By Taha Amir
It is planned that Pakistan will convene general elections in the early stages of the subsequent year. During the pre-election period, political elites and their respective parties will be immersed in a fervent electoral campaign, striving to ascertain the ultimate custodian of governmental power. Undoubtedly, their objective will be the pursuit of public office.
However, the fundamental inquiry that necessitates contemplation is the following: What strategic approach and comprehensive proposals shall they proffer to the electorate in relation to the multifarious array of challenges that beset the nation? What contributions shall leaders, upon their election, endeavour to make to the public good within the realm of governance?
Pakistan finds itself in an unprecedented confluence of multifaceted challenges, necessitating the summoning of courage, ingenuity, and unwavering determination to surmount them.
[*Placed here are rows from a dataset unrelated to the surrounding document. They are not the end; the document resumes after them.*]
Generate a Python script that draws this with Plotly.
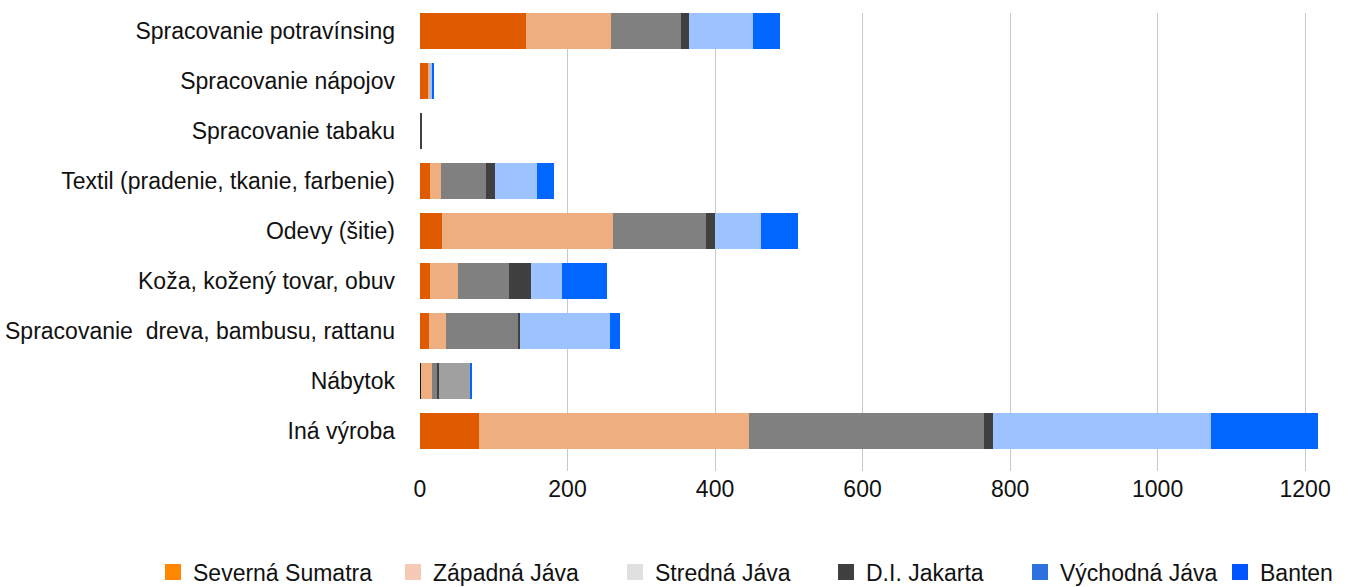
import plotly.graph_objects as go

categories = [
    "Spracovanie potravínsing",
    "Spracovanie nápojov",
    "Spracovanie tabaku",
    "Textil (pradenie, tkanie, farbenie)",
    "Odevy (šitie)",
    "Koža, kožený tovar, obuv",
    "Spracovanie  dreva, bambusu, rattanu",
    "Nábytok",
    "Iná výroba",
]

series_names = ["Severná Sumatra", "Západná Jáva", "Stredná Jáva", "D.I. Jakarta", "Východná Jáva", "Banten"]

severna_sumatra = [144, 11, 0, 14, 30, 14, 12, 1, 80]
zapadna_java = [115, 3, 0, 14, 232, 37, 23, 15, 366]
stredna_java = [95, 0, 1, 62, 126, 69, 99, 8, 319]
di_jakarta = [11, 0, 1, 12, 12, 30, 1.4, 1.4, 12]
vychodna_java = [86, 2.5, 0, 56, 62, 43, 122, 42, 295]
banten = [37, 1.5, 0, 24, 50, 60, 14, 2.7, 145]

series_values = [severna_sumatra, zapadna_java, stredna_java, di_jakarta, vychodna_java, banten]

bar_colors = ["#E05A00", "#EFAE80", "#808080", "#404040", "#9CC3FF", "#0066FF"]
legend_colors = ["#FF8800", "#F5C9B5", "#E0E0E0", "#404040", "#2F70E0", "#0055FF"]

# per-point colour overrides seen in the reference (Nábytok row)
point_colors = []
for i, c in enumerate(bar_colors):
    cols = [c] * len(categories)
    point_colors.append(cols)
point_colors[0][7] = "#1A1A1A"
point_colors[4][7] = "#A0A0A0"

FONT = "Liberation Sans, Arial, sans-serif"
FS = 23

fig = go.Figure()
for i, (name, vals) in enumerate(zip(series_names, series_values)):
    fig.add_trace(go.Bar(
        y=categories, x=vals, orientation="h", name=name,
        marker=dict(color=point_colors[i], line=dict(width=0)),
        showlegend=False, hoverinfo="x+name",
    ))

text_left = [197, 437, 659, 870, 1064, 1264]
for i, name in enumerate(series_names):
    lg = "legend" if i == 0 else f"legend{i+1}"
    fig.add_trace(go.Scatter(
        x=[None], y=[None], mode="markers", name=name,
        marker=dict(symbol="square", size=16, color=legend_colors[i]),
        legend=lg, showlegend=True,
    ))

legend_common = dict(
    orientation="h", xref="container", yref="container",
    yanchor="middle", xanchor="left",
    font=dict(family=FONT, size=FS, color="#111111"),
    bgcolor="rgba(0,0,0,0)", borderwidth=0,
)
layout_legends = {}
for i in range(6):
    key = "legend" if i == 0 else f"legend{i+1}"
    layout_legends[key] = dict(legend_common, x=(text_left[i] - 44) / 1363, y=(587 - 572) / 587)

fig.update_layout(
    width=1363, height=587,
    barmode="stack", bargap=0.28,
    plot_bgcolor="white", paper_bgcolor="white",
    margin=dict(l=420, r=21, t=13, b=116, autoexpand=False),
    font=dict(family=FONT, size=FS, color="#111111"),
    xaxis=dict(
        range=[0, 1250], dtick=200, tick0=0,
        showgrid=True, gridcolor="#C8C8C8", gridwidth=1,
        zeroline=False, showline=False, automargin=False,
        ticks="", ticklabelstandoff=2,
        tickfont=dict(family=FONT, size=FS, color="#111111"),
    ),
    yaxis=dict(
        type="category", range=[8.8, -0.36],
        showgrid=False, zeroline=False, showline=False, automargin=False,
        ticks="", ticklabelstandoff=24,
        tickfont=dict(family=FONT, size=FS, color="#111111"),
    ),
    **layout_legends,
)

fig.write_html("out.html")
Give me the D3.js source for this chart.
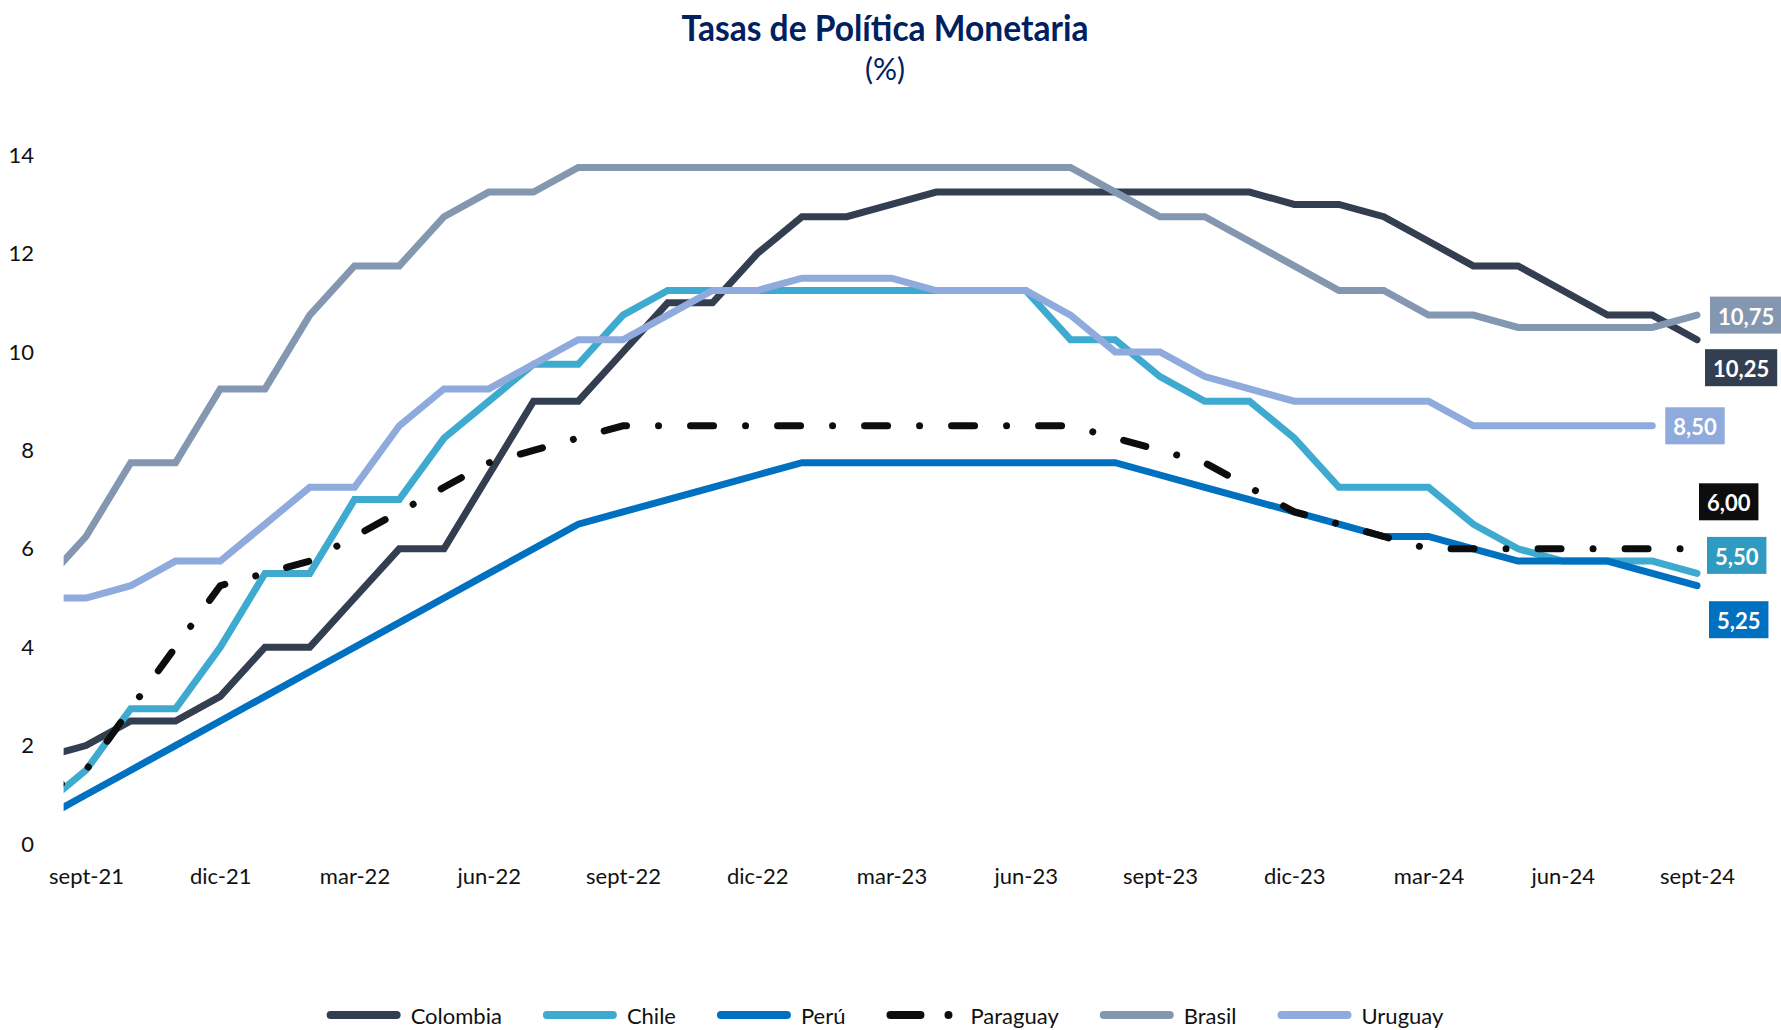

However, in recent years, the political landscape has witnessed a discernible shift towards an intensified preoccupation with power struggles, eclipsing the substantive issues that bear direct consequences for the welfare of the broader populace. Rather than engaging in the formulation and presentation of comprehensive policy frameworks, political leaders have devoted a considerable portion of their efforts to power dynamics and endeavours aimed at subjugating adversaries.
Owing to this prevailing circumstance, it has become increasingly difficult to discern any substantive differentiation between political parties with regard to their stances on issues of paramount public significance. The political discourse has been overwhelmingly characterised by conventional truisms and hackneyed phrases, with a conspicuous absence of novel policy proposals aimed at addressing the myriad challenges confronting the nation. In various instances, the substitution of substantive policy recommendations with vacuous rhetoric has been observed.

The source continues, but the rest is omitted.